Now resistance to Dodik's autocratic style of leadership has begun to stir even in the Bosnian Serb Republic. Representatives of civil society are accusing the RS government of corruption and complaining of police harassment. An example they cite the sale of the oil refinery in Bosanski Brod to the Russian company Zarubezhneft. Up to now, the public has not been informed whether and when the Russian state-owned enterprise has paid the agreed sum of 121 million euros for the sale, they say.

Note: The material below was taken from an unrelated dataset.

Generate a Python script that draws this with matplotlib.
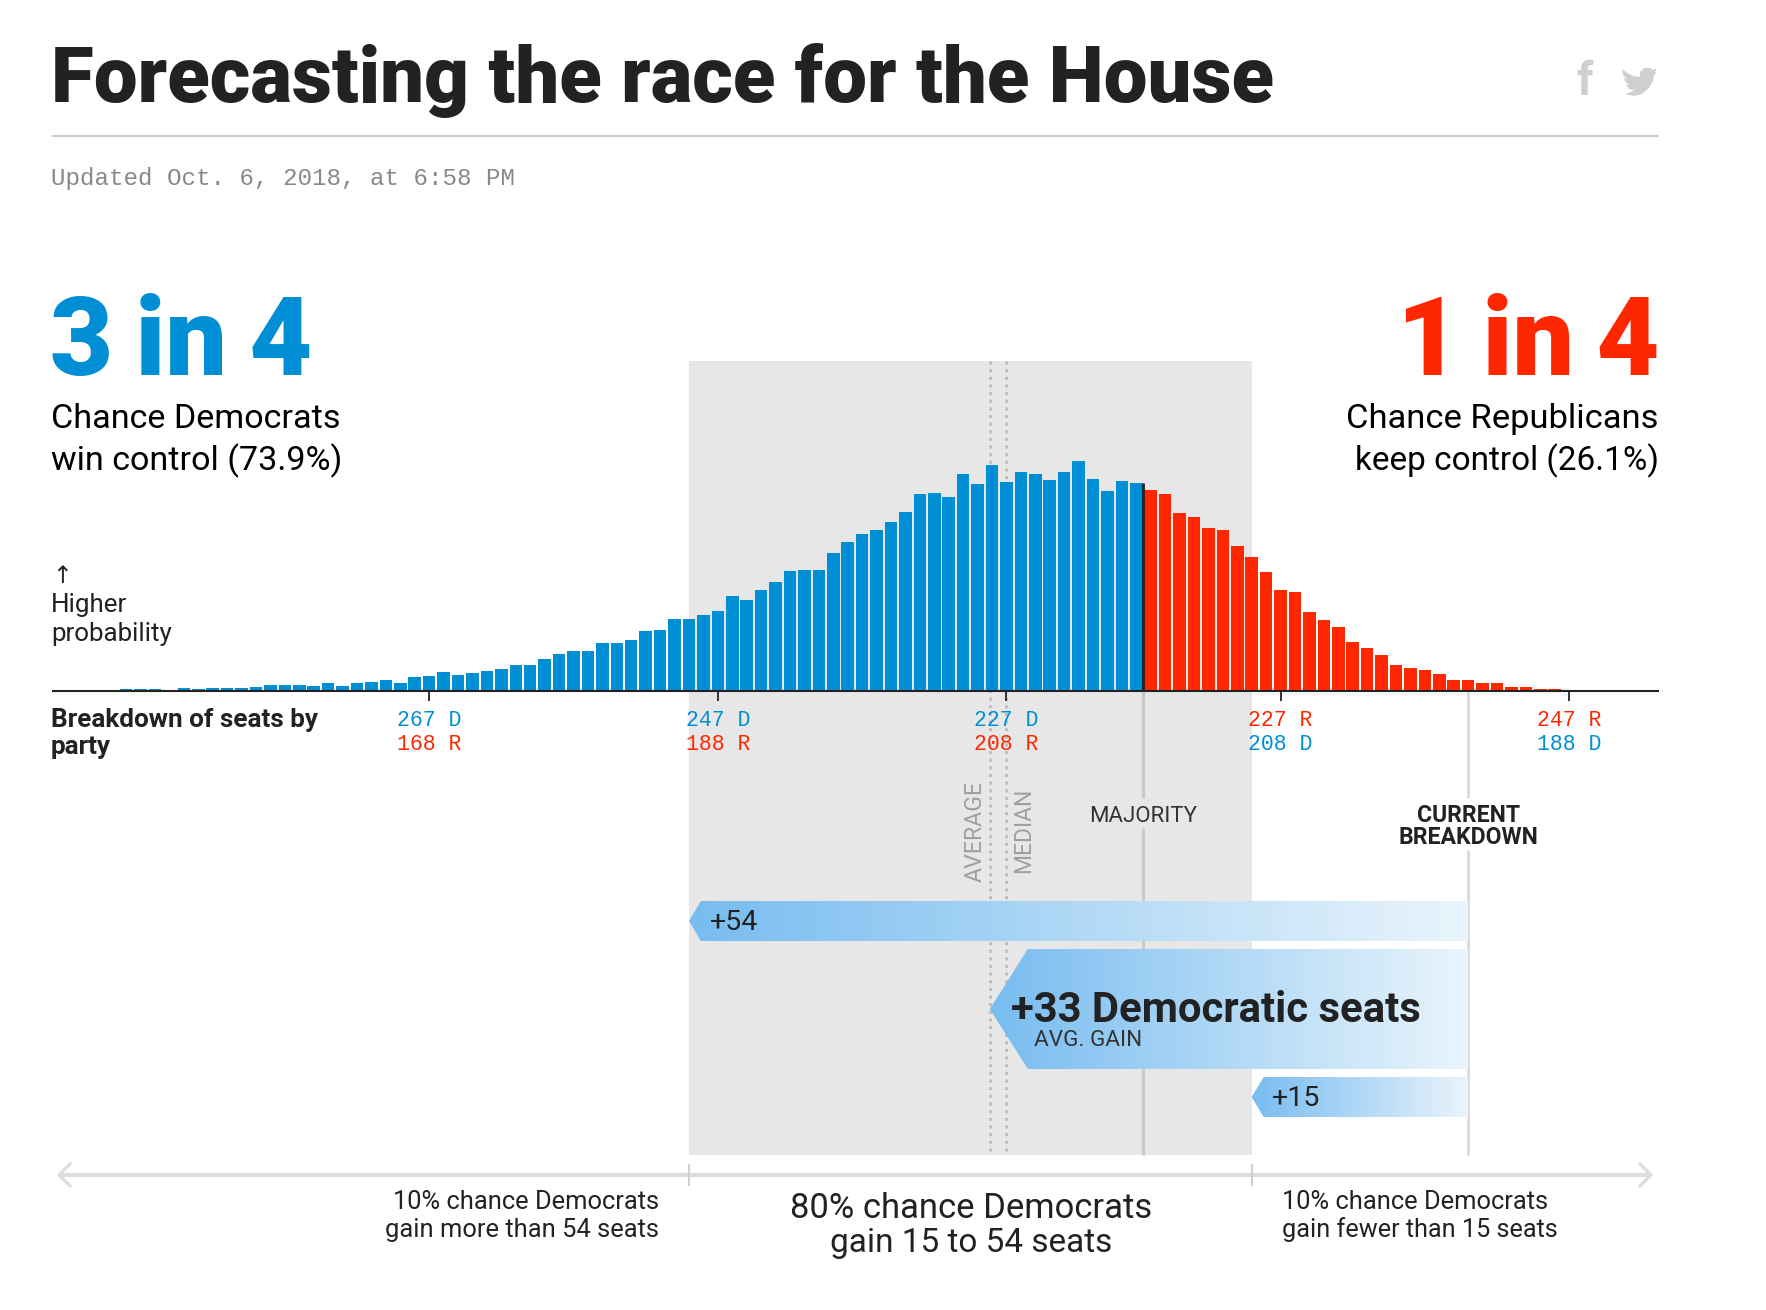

A critical press barely exists in the Republika Srpska. The main newspapers all support Dodik unconditionally. ‘Whoever does not follow the official line will lose the government advertising contracts,’ says the head of the employers' association, Damir Miljevic. For weeks now, the pro-government media have been conducting a campaign against the local office of the anti-corruption organization Transparency International in Banja Luka. The attacks have forced the organization to temporarily suspend its operations. Bosnian media have published excerpts of a plan, according to which Dodik allegedly wanted to discredit the unloved NGO. Boris Divjak, head of the Transparency International office in Banja Luka, says that people from the Republika Srpska government have offered him money if he keeps quiet about corruption cases.